BRIEF DESCRIPTION OF THE DRAWINGS
[0019]
FIGURE 1 is a schematic cross-sectional view of part of two abutting circuit boards
and a multiple connector in accordance with the present invention across the edges
thereof;
FIGURE 2 is a side view of the multiple connector taken along line 2-2 of FIGURE 1;
FIGURE 3 is a perspective view of the multiple connector body according to the present
invention;
FIGURE 4 is an exploded cross-sectional side view of the multiple connector and circuit
board according to the present invention;
FIGURE 5 is a cross-sectional end view of the multiple connector, drawing to relative
scale and taken along line 5-5 of FIGURE 4; and
FIGURE 6 is an exploded cross-sectional view of the multiple connector with a copper
line positioned therein.
FIGURE 7 is a cross-sectional view of the preferred embodiment of the multiple connector
shown in its initial position;
FIGURE 8 is a cross-sectional view of the device shown in FIGURE 7 in its final position;
FIGURE 9 is an exploded cut-away view of the connector element impregnated in polyimide;
FIGURE 10 is a cross-sectional view of an alternate embodiment of the multiple connector;
Figure 11 is an isometric view of the connector body of FIGURE 10;
FIGURE 12 is a free body representation of the connector of FIGURES 10 and 11; and
FIGURES 13, 14 and 15 are cross-sectional views of another alternate embodiment of
the multiple connector according to the present invention, shown in initial, intermediate
and final positions, respectively.
[0020] Referring now to FIGURE 1, there is shown a first printed circuit board 10 on which
is mounted one or more semiconductor modules and associated connecting circuits, not
shown. The board 10 abuts a second printed circuit board 20 along common edges 25.

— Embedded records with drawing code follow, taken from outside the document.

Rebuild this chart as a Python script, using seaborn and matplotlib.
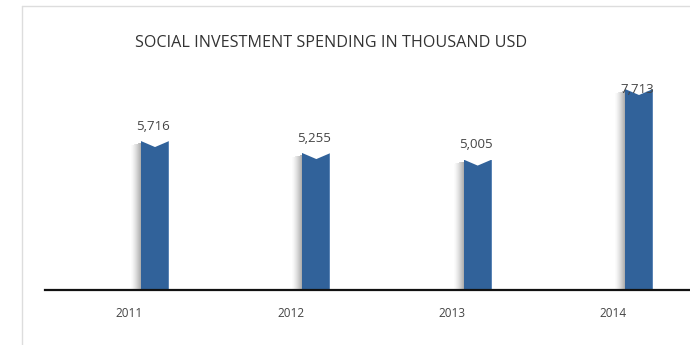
import matplotlib
matplotlib.use("Agg")
import matplotlib.pyplot as plt
from matplotlib.patches import Rectangle, Polygon
from matplotlib.lines import Line2D
import seaborn as sns
import pandas as pd

years = ["2011", "2012", "2013", "2014"]
spending = [5716, 5255, 5005, 7713]
title = "SOCIAL INVESTMENT SPENDING IN THOUSAND USD"

sns.set_theme(style="white")
plt.rcParams["font.family"] = ["Open Sans", "DejaVu Sans"]

BLUE = "#31629a"
DPI = 100
fig = plt.figure(figsize=(6.9, 3.45), dpi=DPI)
ax = fig.add_axes([0.0652, 0.1594, 0.9348, 0.5826])

df = pd.DataFrame({"year": years, "value": spending})
sns.barplot(data=df, x="year", y="value", order=years, color=BLUE,
            saturation=1, width=0.174, linewidth=0, ax=ax, zorder=3)

ax.set_xlim(-0.682, 3.316)
ymax = max(spending)
ax.set_ylim(0, ymax)
for s in ["top", "right", "left"]:
    ax.spines[s].set_visible(False)
ax.spines["bottom"].set_color("#111111")
ax.spines["bottom"].set_linewidth(1.6)
ax.spines["bottom"].set_zorder(6)
ax.set_yticks([])
ax.set_xlabel("")
ax.set_ylabel("")

# category labels sit slightly left of the bars
ax.set_xticks([i - 0.16 for i in range(len(years))])
ax.set_xticklabels(years, fontsize=8.5, color="#444444")
ax.tick_params(axis="x", length=0, pad=12)

# per-pixel sizes in data units
px_x = (ax.get_xlim()[1] - ax.get_xlim()[0]) / (ax.get_position().width * fig.get_figwidth() * DPI)
px_y = ymax / (ax.get_position().height * fig.get_figheight() * DPI)

for patch, v in zip(ax.patches, spending):
    x0 = patch.get_x()
    w = patch.get_width()
    h = patch.get_height()
    # thin lighter edge on the right side of the bar
    ax.add_patch(Rectangle((x0 + w - px_x, 0), px_x, h, facecolor="#5a84b5",
                           edgecolor="none", zorder=3.5))
    # soft shadow to the left of each bar
    n = 10
    for k in range(n):
        t = k / (n - 1)
        g = 0.985 - 0.3 * t ** 1.3
        ax.add_patch(Rectangle((x0 - (n - k) * px_x, 0), px_x * 1.05,
                               h - (4 - 2 * t) * px_y,
                               facecolor=(g, g, g), edgecolor="none", zorder=2))
    # chevron notch cut into the bar top
    notch = 6 * px_y
    ax.add_patch(Polygon([(x0 - 0.5 * px_x, h + px_y), (x0, h),
                          (x0 + w / 2, h - notch),
                          (x0 + w, h), (x0 + w + 0.5 * px_x, h + px_y)],
                         closed=True, facecolor="white", edgecolor="none", zorder=4))
    # value label
    ly = min(v + 15 * px_y, ymax)
    ax.text(x0 + w / 2 - 2 * px_x, ly, f"{v:,}", ha="center", va="center",
            fontsize=9.5, color="#444444", zorder=5, clip_on=False)

fig.text(135 / 690, 1 - 43 / 345, title, ha="left", va="center",
         fontsize=11.6, color="#333333")

# light frame lines
fig.add_artist(Line2D([22 / 690, 1], [1 - 6 / 345, 1 - 6 / 345],
                      transform=fig.transFigure, color="#dddddd", lw=1))
fig.add_artist(Line2D([22 / 690, 22 / 690], [0, 1 - 6 / 345],
                      transform=fig.transFigure, color="#dddddd", lw=1))

fig.savefig("out.png", dpi=DPI, facecolor="white")
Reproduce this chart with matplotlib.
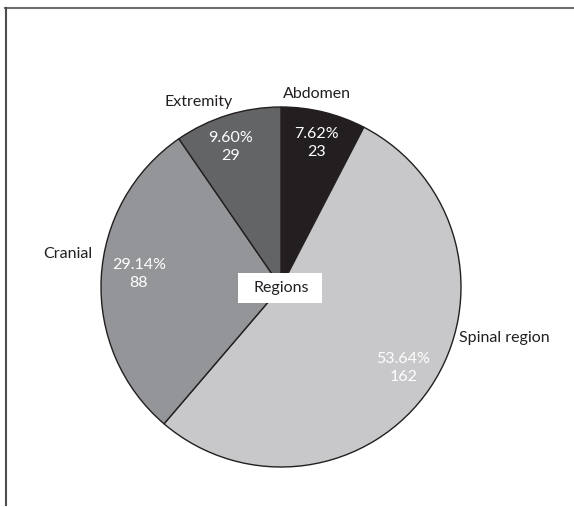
import matplotlib
matplotlib.use("Agg")
import matplotlib.pyplot as plt
from matplotlib.lines import Line2D
from matplotlib.patches import Rectangle

plt.rcParams['font.family'] = ['Lato', 'DejaVu Sans']

regions = ['Abdomen', 'Spinal region', 'Cranial', 'Extremity']
counts = [23, 162, 88, 29]
colors = ['#231f20', '#c8c8ca', '#939598', '#636466']

total = sum(counts)
inner = ['{:.2f}%\n{}'.format(100 * c / total, c) for c in counts]

W, H = 574, 507
fig = plt.figure(figsize=(W / 100, H / 100), dpi=100)

# pie centre ~ (281, 287) px, radius ~180 px
cx, cy, r = 281, 287, 180
ax = fig.add_axes([(cx - r) / W, 1 - (cy + r) / H, 2 * r / W, 2 * r / H])
wedges, outer_txt, inner_txt = ax.pie(
    counts, colors=colors, startangle=90, counterclock=False,
    labels=regions, labeldistance=1.1, autopct=lambda p: '',
    pctdistance=0.62,
    wedgeprops=dict(edgecolor='#231f20', linewidth=1.0))
ax.set_xlim(-1, 1)
ax.set_ylim(-1, 1)
ax.set_aspect('equal')

fs = 11.5
label_pos = [(0.20, 1.07), (0.99, -0.283), (-1.05, 0.183), (-0.46, 1.03)]
label_ha = ['center', 'left', 'right', 'center']
for t, p, ha in zip(outer_txt, label_pos, label_ha):
    t.set_position(p)
    t.set_ha(ha)
    t.set_va('center')
    t.set_fontsize(fs)
    t.set_color('#231f20')
    t.set_clip_on(False)

inner_pos = [(0.195, 0.80), (0.68, -0.45), (-0.79, 0.072), (-0.28, 0.78)]
for t, s, p in zip(inner_txt, inner, inner_pos):
    t.set_text(s)
    t.set_position(p)
    t.set_ha('center')
    t.set_va('center')
    t.set_fontsize(fs)
    t.set_color('white')
    t.set_linespacing(1.35)

ax.add_patch(Rectangle((-0.239, -0.089), 0.467, 0.167,
                       facecolor='white', edgecolor='none', zorder=3))
ax.text(0, -0.005, 'Regions', ha='center', va='center', fontsize=fs,
        color='#231f20', zorder=4)

# frame lines (top and left only)
fig.add_artist(Line2D([5 / W, 1], [1 - 8 / H, 1 - 8 / H],
                      color='#6d6e70', linewidth=1.5))
fig.add_artist(Line2D([6 / W, 6 / W], [1 - 8 / H, 2 / H],
                      color='#4d4d4f', linewidth=1.5))

fig.savefig('out.png', dpi=100)
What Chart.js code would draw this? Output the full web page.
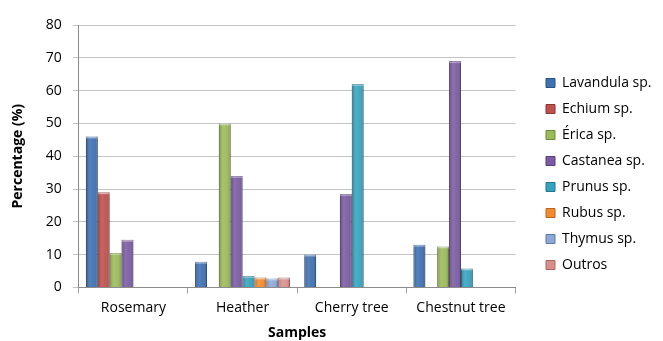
<!DOCTYPE html>
<html>
<head>
<meta charset="utf-8">
<script src="https://cdn.jsdelivr.net/npm/chart.js@4/dist/chart.umd.min.js"></script>
<style>
html,body{margin:0;padding:0;background:#fff;}
#wrap{width:663px;height:341px;position:relative;}
</style>
</head>
<body>
<div id="wrap"><canvas id="c" width="663" height="341"></canvas></div>
<script>
const categories = ["Rosemary", "Heather", "Cherry tree", "Chestnut tree"];
const seriesNames = ["Lavandula sp.", "Echium sp.", "Érica sp.", "Castanea sp.", "Prunus sp.", "Rubus sp.", "Thymus sp.", "Outros"];
const lavandula = [46, 7.8, 10, 13];
const echium    = [29, 0, 0, 0];
const erica     = [10.5, 50, 0, 12.5];
const castanea  = [14.5, 34, 28.5, 69];
const prunus    = [0, 3.5, 62, 5.8];
const rubus     = [0, 3, 0, 0];
const thymus    = [0, 2.7, 0, 0];
const outros    = [0, 3, 0, 0];
const yTicks = [0, 10, 20, 30, 40, 50, 60, 70, 80];

const seriesValues = [lavandula, echium, erica, castanea, prunus, rubus, thymus, outros];
const fills   = ["#3E70B3", "#C0504D", "#9BBB59", "#7B5BA3", "#35A3BF", "#F38A2E", "#8DA8D6", "#DA8E8C"];
const borders = ["#2A5183", "#8E3532", "#6E8A3A", "#573F7A", "#22778D", "#B8641C", "#5E7AA8", "#A86664"];

const shade = {
  id: 'shade',
  afterLayout(chart) {
    const lg = chart.legend;
    if (!lg) return;
    const dx = 534 - lg.left;
    lg.left += dx; lg.right += dx;
    const dy = -9;
    lg.top += dy; lg.bottom += dy;
  },
  afterDatasetsDraw(chart) {
    const ctx = chart.ctx;
    chart.data.datasets.forEach((ds, di) => {
      const meta = chart.getDatasetMeta(di);
      meta.data.forEach(bar => {
        const h = bar.base - bar.y;
        if (h < 1) return;
        const l = bar.x - bar.width / 2, w = bar.width;
        const g = ctx.createLinearGradient(l, 0, l + w, 0);
        g.addColorStop(0, 'rgba(0,0,0,0.22)');
        g.addColorStop(0.35, 'rgba(255,255,255,0.12)');
        g.addColorStop(0.65, 'rgba(255,255,255,0.05)');
        g.addColorStop(1, 'rgba(0,0,0,0.28)');
        ctx.save();
        ctx.fillStyle = g;
        ctx.fillRect(l, bar.y, w, h);
        ctx.fillStyle = 'rgba(255,255,255,0.35)';
        ctx.fillRect(l, bar.y, w, Math.min(2, h));
        ctx.restore();
      });
    });
  }
};

new Chart(document.getElementById('c'), {
  type: 'bar',
  data: {
    labels: categories,
    datasets: seriesNames.map((n, i) => ({
      label: n,
      data: seriesValues[i],
      backgroundColor: fills[i],
      borderColor: borders[i],
      borderWidth: 1,
      categoryPercentage: 0.87,
      barPercentage: 1.0
    }))
  },
  options: {
    responsive: false,
    animation: false,
    devicePixelRatio: 1,
    layout: { padding: { top: 25, left: 10, right: 20, bottom: 0 } },
    plugins: {
      tooltip: { enabled: false },
      legend: {
        position: 'right',
        align: 'center',
        labels: {
          boxWidth: 9,
          boxHeight: 9,
          padding: 12,
          color: '#000',
          font: { family: 'Open Sans', size: 14 },
          generateLabels(chart) {
            return chart.data.datasets.map((ds, i) => ({
              text: ds.label,
              fillStyle: ds.backgroundColor,
              strokeStyle: ds.borderColor,
              lineWidth: 1,
              datasetIndex: i,
              hidden: false
            }));
          }
        }
      }
    },
    scales: {
      x: {
        offset: true,
        grid: { display: true, drawOnChartArea: false, drawTicks: true, tickLength: 6, color: '#a0a0a0', offset: true },
        border: { display: true, color: '#8c8c8c', width: 1 },
        ticks: { color: '#000', font: { family: 'Open Sans', size: 14 }, padding: 6 },
        title: { display: true, text: 'Samples', color: '#000', font: { family: 'Open Sans', size: 14, weight: 'bold' }, padding: { top: 2, bottom: 0 } }
      },
      y: {
        min: 0,
        max: 80,
        afterBuildTicks(axis) { axis.ticks = yTicks.map(v => ({ value: v })); },
        grid: { color: '#c4c4c4', tickLength: 6, drawTicks: true },
        border: { display: true, color: '#8c8c8c', width: 1 },
        ticks: { color: '#000', font: { family: 'Open Sans', size: 14 }, padding: 11 },
        title: { display: true, text: 'Percentage (%)', color: '#000', font: { family: 'Open Sans', size: 14, weight: 'bold' }, padding: { top: 0, bottom: 8 } }
      }
    }
  },
  plugins: [shade]
});
</script>
</body>
</html>
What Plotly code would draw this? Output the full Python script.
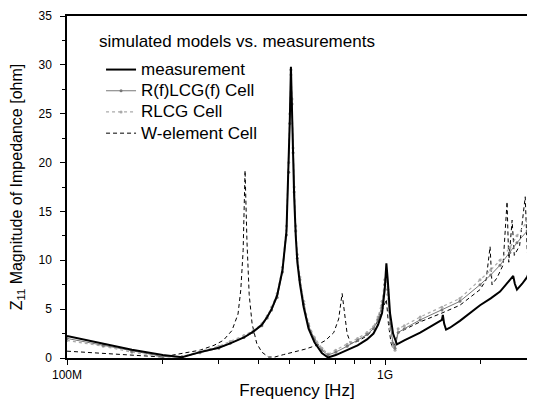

[0021] Disposed on printed circuit board 10 is a land 30, which terminates circuitry and
is used to connect the semiconductor modules to outside devices. Circuit cards or
boards carrying a highly integrated semiconductor module can have at least twenty
lands per centimeter which are to be connected to corresponding lands on an abutting
card or board. In spite of careful, automated manufacturing of the cards and attached
lands to close tolerances, dimensional differences do occur and are compensated for
by spring biasing as hereinbelow described. Corresponding to land 30 on printed circuit
board 10 is another land 40 disposed on printed circuit board 20.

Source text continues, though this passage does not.